>>>>>

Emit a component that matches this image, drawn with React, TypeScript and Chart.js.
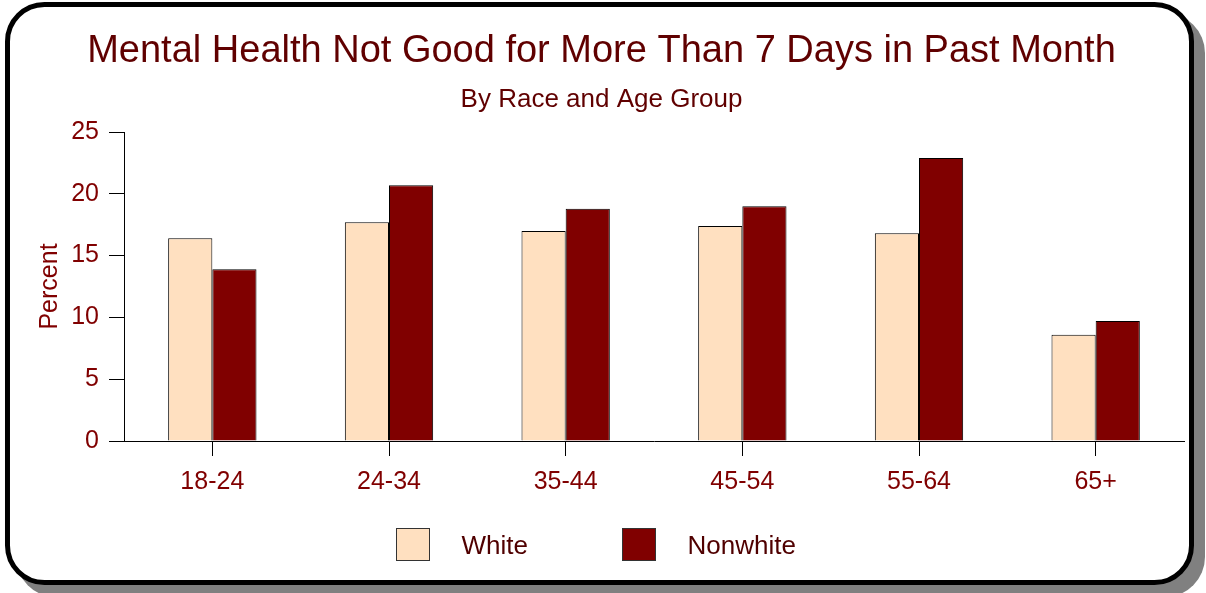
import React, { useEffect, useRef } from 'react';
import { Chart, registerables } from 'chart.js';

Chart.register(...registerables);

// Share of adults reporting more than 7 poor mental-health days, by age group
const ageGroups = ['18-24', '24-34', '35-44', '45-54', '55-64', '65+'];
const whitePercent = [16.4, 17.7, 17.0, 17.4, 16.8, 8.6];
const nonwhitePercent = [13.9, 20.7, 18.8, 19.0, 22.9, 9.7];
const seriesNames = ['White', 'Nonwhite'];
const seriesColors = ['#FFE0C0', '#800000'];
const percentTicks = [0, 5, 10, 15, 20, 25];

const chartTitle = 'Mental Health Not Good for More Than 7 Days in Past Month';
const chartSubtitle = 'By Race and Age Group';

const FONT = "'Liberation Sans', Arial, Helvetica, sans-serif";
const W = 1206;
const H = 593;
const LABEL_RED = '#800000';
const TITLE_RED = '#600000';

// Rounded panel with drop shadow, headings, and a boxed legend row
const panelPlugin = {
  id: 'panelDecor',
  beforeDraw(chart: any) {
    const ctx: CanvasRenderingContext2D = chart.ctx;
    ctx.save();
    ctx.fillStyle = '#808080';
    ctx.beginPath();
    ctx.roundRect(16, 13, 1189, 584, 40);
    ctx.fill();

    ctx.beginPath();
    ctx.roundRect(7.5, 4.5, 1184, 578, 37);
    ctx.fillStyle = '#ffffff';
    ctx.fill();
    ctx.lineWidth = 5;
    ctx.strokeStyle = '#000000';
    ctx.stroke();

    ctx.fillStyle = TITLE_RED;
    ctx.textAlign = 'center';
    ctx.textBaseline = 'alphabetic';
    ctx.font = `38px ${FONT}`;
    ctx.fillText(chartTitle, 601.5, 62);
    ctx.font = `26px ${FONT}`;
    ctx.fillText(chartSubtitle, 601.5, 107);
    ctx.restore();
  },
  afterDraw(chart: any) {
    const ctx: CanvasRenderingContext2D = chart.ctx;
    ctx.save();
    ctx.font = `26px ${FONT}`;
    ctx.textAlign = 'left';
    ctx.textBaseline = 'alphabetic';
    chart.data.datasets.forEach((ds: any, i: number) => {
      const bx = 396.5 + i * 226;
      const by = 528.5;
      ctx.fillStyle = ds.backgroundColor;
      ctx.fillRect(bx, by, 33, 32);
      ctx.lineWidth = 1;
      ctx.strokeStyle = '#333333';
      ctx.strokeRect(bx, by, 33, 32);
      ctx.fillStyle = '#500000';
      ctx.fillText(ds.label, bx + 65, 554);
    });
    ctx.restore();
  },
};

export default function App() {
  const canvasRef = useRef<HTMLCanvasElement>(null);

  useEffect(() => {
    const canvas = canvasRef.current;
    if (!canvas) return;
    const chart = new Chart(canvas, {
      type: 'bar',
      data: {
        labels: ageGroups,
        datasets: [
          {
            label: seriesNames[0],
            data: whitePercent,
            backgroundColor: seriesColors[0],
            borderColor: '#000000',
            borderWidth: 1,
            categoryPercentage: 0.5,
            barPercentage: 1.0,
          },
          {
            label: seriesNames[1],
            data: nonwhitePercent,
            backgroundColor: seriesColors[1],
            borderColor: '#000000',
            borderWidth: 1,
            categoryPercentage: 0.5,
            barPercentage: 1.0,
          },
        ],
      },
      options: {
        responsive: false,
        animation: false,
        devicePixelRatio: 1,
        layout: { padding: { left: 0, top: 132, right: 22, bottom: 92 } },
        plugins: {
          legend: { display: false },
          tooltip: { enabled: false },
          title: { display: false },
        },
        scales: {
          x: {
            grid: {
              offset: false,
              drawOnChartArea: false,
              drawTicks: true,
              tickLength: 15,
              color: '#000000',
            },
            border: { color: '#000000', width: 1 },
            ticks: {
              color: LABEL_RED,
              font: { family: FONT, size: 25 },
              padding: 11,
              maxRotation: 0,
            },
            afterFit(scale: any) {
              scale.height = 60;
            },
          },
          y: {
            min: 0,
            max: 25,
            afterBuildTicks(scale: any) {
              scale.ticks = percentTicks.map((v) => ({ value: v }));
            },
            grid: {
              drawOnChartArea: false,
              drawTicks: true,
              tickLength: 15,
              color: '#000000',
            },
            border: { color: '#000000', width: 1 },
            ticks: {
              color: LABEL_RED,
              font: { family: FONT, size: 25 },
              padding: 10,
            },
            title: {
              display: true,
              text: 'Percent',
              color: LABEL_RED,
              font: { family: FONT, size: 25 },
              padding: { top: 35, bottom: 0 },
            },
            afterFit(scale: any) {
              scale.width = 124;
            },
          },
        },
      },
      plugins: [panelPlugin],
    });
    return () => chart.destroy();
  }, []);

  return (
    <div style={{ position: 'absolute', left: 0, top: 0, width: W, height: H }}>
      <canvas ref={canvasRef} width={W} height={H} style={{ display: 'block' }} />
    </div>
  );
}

<<<<<

» Aim
Write out the lines from the start of the material to the line with "ctx.stroke();", inclusive and exactly. Skip the pictures.

» Full answer
Emit a component that matches this image, drawn with React, TypeScript and Chart.js.
import React, { useEffect, useRef } from 'react';
import { Chart, registerables } from 'chart.js';

Chart.register(...registerables);

// Share of adults reporting more than 7 poor mental-health days, by age group
const ageGroups = ['18-24', '24-34', '35-44', '45-54', '55-64', '65+'];
const whitePercent = [16.4, 17.7, 17.0, 17.4, 16.8, 8.6];
const nonwhitePercent = [13.9, 20.7, 18.8, 19.0, 22.9, 9.7];
const seriesNames = ['White', 'Nonwhite'];
const seriesColors = ['#FFE0C0', '#800000'];
const percentTicks = [0, 5, 10, 15, 20, 25];

const chartTitle = 'Mental Health Not Good for More Than 7 Days in Past Month';
const chartSubtitle = 'By Race and Age Group';

const FONT = "'Liberation Sans', Arial, Helvetica, sans-serif";
const W = 1206;
const H = 593;
const LABEL_RED = '#800000';
const TITLE_RED = '#600000';

// Rounded panel with drop shadow, headings, and a boxed legend row
const panelPlugin = {
  id: 'panelDecor',
  beforeDraw(chart: any) {
    const ctx: CanvasRenderingContext2D = chart.ctx;
    ctx.save();
    ctx.fillStyle = '#808080';
    ctx.beginPath();
    ctx.roundRect(16, 13, 1189, 584, 40);
    ctx.fill();

    ctx.beginPath();
    ctx.roundRect(7.5, 4.5, 1184, 578, 37);
    ctx.fillStyle = '#ffffff';
    ctx.fill();
    ctx.lineWidth = 5;
    ctx.strokeStyle = '#000000';
    ctx.stroke();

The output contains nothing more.